Dylan Farrow is standing firm in her claim that she was sexually assaulted as a child by her adoptive father Woody Allen
In a new interview with People magazine, Farrow says it wasn't easy for her to pen the open letter published last weekend in The New York Times.
"It took all my courage and all of my emotional fortitude to do what I did this week in the hope that it would put the truth out there," said Farrow in the update interview. "That is my only ammunition. I don't have money or publicists or limos or fancy apartments in Manhattan. All I have is the truth and that is all I put out there."
Now 28 and a happily married writer, Farrow tells People that when she spoke out for the first time about the allegations of abuse in an article published in the October issue of Vanity Fair, her comments were overshadowed by the suggestion that her brother Ronan might in fact be the biological child of Frank Sinatra instead of Allen.

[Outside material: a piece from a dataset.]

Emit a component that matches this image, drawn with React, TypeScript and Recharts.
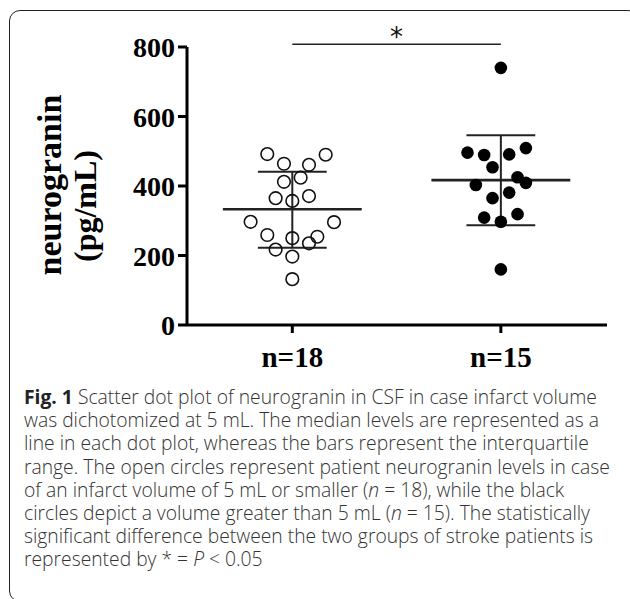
import React from 'react';
import { ScatterChart, Scatter, XAxis, YAxis, ReferenceLine, ReferenceDot } from 'recharts';

// Categories (x positions 1 and 2) and their tick labels
const groupPositions = [1, 2];
const groupLabels = ['n=18', 'n=15'];
const yTicks = [0, 200, 400, 600, 800];

// Infarct volume <= 5 mL (open circles)
const smallX = [0.88, 1.16, 0.96, 1.08, 0.96, 1.04, 0.92, 1.0, 1.08, 0.8, 1.2, 0.88, 1.0, 1.12, 0.92, 1.08, 1.0, 1.0];
const smallY = [492, 490, 464, 461, 412, 424, 365, 357, 371, 297, 296, 259, 250, 254, 217, 235, 197, 132];

// Infarct volume > 5 mL (black circles)
const largeX = [2.0, 1.84, 1.92, 2.04, 2.12, 1.96, 2.08, 1.88, 2.12, 2.04, 1.96, 1.92, 2.08, 2.0, 2.0];
const largeY = [740, 496, 489, 491, 509, 454, 425, 403, 409, 381, 365, 309, 319, 297, 160];

// Median and interquartile range per group
const medians = [333, 417];
const q1s = [222, 287];
const q3s = [441, 546];

// Significance bar
const sigFrom = 1;
const sigTo = 2;
const sigLevel = 808;
const sigStarLevel = 830;
const sigText = '*';

const small = smallX.map((x, i) => ({ x, y: smallY[i] }));
const large = largeX.map((x, i) => ({ x, y: largeY[i] }));

const MEDIAN_HALF = 0.333;
const CAP_HALF = 0.165;

const captionLines: React.ReactNode[] = [
  <><b style={{ fontWeight: 700, color: '#222' }}>Fig. 1</b> Scatter dot plot of neurogranin in CSF in case infarct volume</>,
  <>was dichotomized at 5 mL. The median levels are represented as a</>,
  <>line in each dot plot, whereas the bars represent the interquartile</>,
  <>range. The open circles represent patient neurogranin levels in case</>,
  <>of an infarct volume of 5 mL or smaller (<i>n</i> = 18), while the black</>,
  <>circles depict a volume greater than 5 mL (<i>n</i> = 15). The statistically</>,
  <>significant difference between the two groups of stroke patients is</>,
  <>represented by * = <i>P</i> &lt; 0.05</>,
];

const SERIF = '"Liberation Serif", "Times New Roman", serif';

const YTick = (props: any) => {
  const { x, y, payload } = props;
  return (
    <text x={x} y={y} dy="0.36em" textAnchor="end" fontFamily={SERIF} fontWeight={700} fontSize={28} fill="#000">
      {payload.value}
    </text>
  );
};

const XTick = (props: any) => {
  const { x, y, payload } = props;
  const idx = groupPositions.indexOf(payload.value);
  return (
    <text x={x} y={y} dy="0.71em" textAnchor="middle" fontFamily={SERIF} fontWeight={700} fontSize={29} fill="#000">
      {idx >= 0 ? groupLabels[idx] : ''}
    </text>
  );
};

const openCircle = (p: any) => (
  <circle cx={p.cx} cy={p.cy} r={6.3} fill="none" stroke="#111" strokeWidth={1.6} />
);
const filledCircle = (p: any) => (
  <circle cx={p.cx} cy={p.cy} r={6.3} fill="#000" stroke="none" />
);

const YLabel = () => (
  <text transform="rotate(-90)" fontFamily={SERIF} fontWeight={700} fill="#000" textAnchor="middle">
    <tspan x={-185} y={61} fontSize={34}>neurogranin</tspan>
    <tspan x={-206} y={96} fontSize={32}>(pg/mL)</tspan>
  </text>
);

export default function App() {
  return (
    <div style={{ position: 'absolute', left: 0, top: 0, width: 630, height: 599, overflow: 'hidden', background: '#fff' }}>
      <div
        style={{
          position: 'absolute',
          left: 9,
          top: 10,
          width: 630,
          height: 592,
          border: '1.5px solid #222',
          borderRadius: 11,
          boxSizing: 'border-box',
        }}
      />
      <div style={{ position: 'absolute', left: 0, top: 0 }}>
        <ScatterChart width={630} height={380} margin={{ top: 47, right: 23, bottom: 0, left: 0 }}>
          <XAxis
            type="number"
            dataKey="x"
            domain={[0.495, 2.509]}
            ticks={groupPositions}
            allowDataOverflow
            height={55}
            tick={<XTick />}
            tickSize={8}
            tickMargin={13}
            axisLine={{ stroke: '#000', strokeWidth: 3 }}
            tickLine={{ stroke: '#000', strokeWidth: 3 }}
          />
          <YAxis
            type="number"
            dataKey="y"
            domain={[0, 800]}
            ticks={yTicks}
            allowDataOverflow
            width={187}
            tick={<YTick />}
            tickSize={9}
            tickMargin={3}
            axisLine={{ stroke: '#000', strokeWidth: 3 }}
            tickLine={{ stroke: '#000', strokeWidth: 3 }}
            label={{ content: () => <YLabel /> }}
          />
          {groupPositions.map((gx, i) => (
            <ReferenceLine
              key={'med' + i}
              segment={[{ x: gx - MEDIAN_HALF, y: medians[i] }, { x: gx + MEDIAN_HALF, y: medians[i] }]}
              stroke="#222"
              strokeWidth={2.6}
              ifOverflow="visible"
            />
          ))}
          {groupPositions.map((gx, i) => (
            <ReferenceLine
              key={'q1' + i}
              segment={[{ x: gx - CAP_HALF, y: q1s[i] }, { x: gx + CAP_HALF, y: q1s[i] }]}
              stroke="#222"
              strokeWidth={2}
              ifOverflow="visible"
            />
          ))}
          {groupPositions.map((gx, i) => (
            <ReferenceLine
              key={'q3' + i}
              segment={[{ x: gx - CAP_HALF, y: q3s[i] }, { x: gx + CAP_HALF, y: q3s[i] }]}
              stroke="#222"
              strokeWidth={2}
              ifOverflow="visible"
            />
          ))}
          {groupPositions.map((gx, i) => (
            <ReferenceLine
              key={'v' + i}
              segment={[{ x: gx, y: q1s[i] }, { x: gx, y: q3s[i] }]}
              stroke="#222"
              strokeWidth={2}
              ifOverflow="visible"
            />
          ))}
          <ReferenceLine
            segment={[{ x: sigFrom, y: sigLevel }, { x: sigTo, y: sigLevel }]}
            stroke="#222"
            strokeWidth={1.6}
            ifOverflow="visible"
          />
          <ReferenceDot
            x={(sigFrom + sigTo) / 2}
            y={sigStarLevel}
            r={1}
            fill="none"
            stroke="none"
            ifOverflow="visible"
            label={{ value: sigText, position: 'center', fontSize: 26, fontFamily: '"DejaVu Sans", sans-serif', fill: '#111' }}
          />
          <Scatter data={small} shape={openCircle} isAnimationActive={false} />
          <Scatter data={large} shape={filledCircle} isAnimationActive={false} />
        </ScatterChart>
      </div>
      <div
        style={{
          position: 'absolute',
          left: 24,
          top: 385,
          fontFamily: '"Open Sans", sans-serif',
          fontWeight: 300,
          fontSize: 19.3,
          lineHeight: '23.2px',
          color: '#333',
        }}
      >
        {captionLines.map((l, i) => (
          <div key={i} style={{ whiteSpace: 'nowrap', height: 23.2 }}>{l}</div>
        ))}
      </div>
    </div>
  );
}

Farrow says the Ronan revelation left her with the feeling that "no one cared," according to a family friend.
In the same People interview, Farrow says she gave a great deal of thought to coming forward with her story in the letter in which she expounded on the same allegations made in the Vanity Fair article.
"For as long as I could remember," she said, "my father had been doing things to me that I didn't like."
Allen, 78, has denied any charges of abuse. His representative told People: "Mr. Allen has read the article and found it untrue and disgraceful."
During the course of an extensive criminal investigation and bitter custody battle in 1992 and 1993, the Oscar-winning director steadfastly maintained his claim that he never molested Dylan and accused Dylan's adoptive mother, actress Mia Farrow, of being vindictive and of coaching Dylan to tell a false story.
Ms. Farrow, 68, has emphatically denied her former partner's version of events.
For the record, Allen was never charged with molestation. In 1993, then-Connecticut state attorney Frank Maco announced that while he found "probable cause" to prosecute Allen, he dropped the case because Dylan was too "fragile" to deal with a trial that would further "traumatize" her. At the time, Maco said Mia agreed with the decision.
At the same time, a panel of investigators from the Yale-New Haven Hospital consulting on the investigation said that Dylan often confused fantasy with reality and that she had not been abused.
In the People interview, Farrow addresses the counter-charges from several Allen defenders claiming that she wrote the letter to the Times with the goal of sabotaging her father, whose latest film Blue Jasmine is nominated for three Oscars. She also points out that some other people say she wrote the letter to vindicate her mother.
"I've been hearing that a lot," she said. "I'm happy to answer that. My intention in writing that piece was to put the truth on paper from a voice that was not able to speak before."
Farrow also took the opportunity to tell the world that there's nothing wrong with her current powers of recall.
"People are saying that I am not actually remembering what I remember," she said. "People are saying that my 'evil mother' brainwashed me because they refuse to believe that my sick, evil father would ever molest me, because we live in this society where victim blaming and inexcusable behaviour – this taboo against shaming the famous at the expense of their victims – is accepted and excused."
According to Farrow, her personal flashpoint moment occurred on Jan. 12, the evening of the Golden Globes, which chose to bestow the prestigious Cecil B. DeMille Award for lifetime achievement to her adoptive father.
In keeping with his famously reclusive reputation, Allen chose not to attend the event to receive the honour. The award was accepted on his behalf by onetime creative muse and girlfriend Diane Keaton.
That same night, Ronan Farrow caused an uproar on Twitter with a tweet that said, "Missed the Woody Allen tribute – did they put the part where a woman publicly confirmed he molested her at age 7 before or after Annie Hall?"
Says Farrow: "After the Golden Globes, my brother Ronan showed immense bravery for standing up for the family and I realized it was my turn to stand up and to tell the truth."
In the update, Farrow is less endeared with her brother Moses Farrow, who spoke to People earlier this week and said that his sister's sexual-abuse allegations were simply untrue.
"Of course Woody did not molest my sister," said Moses, 36.
But that's not how Dylan remembers it: "It's lies. It's all lies," she told People. "My memories are true. What happened to me as a little girl … is my cross to bear. But I will not see my family dragged down like this. I can't stay silent when my family needs me."
In recent days, Mia Farrow has declined to respond to Moses' accusations, but tweeted, "I love my daughter. I will always protect her. A lot of ugliness is going to be aimed at me. But this is not about me. It's about her truth."
And in the final take, Dylan Farrow says her primary goal is to get the truth out there, and help other sexual abuse victims in the process.
"I am hoping to help at least one person out there," she said. "And that's why I spoke out."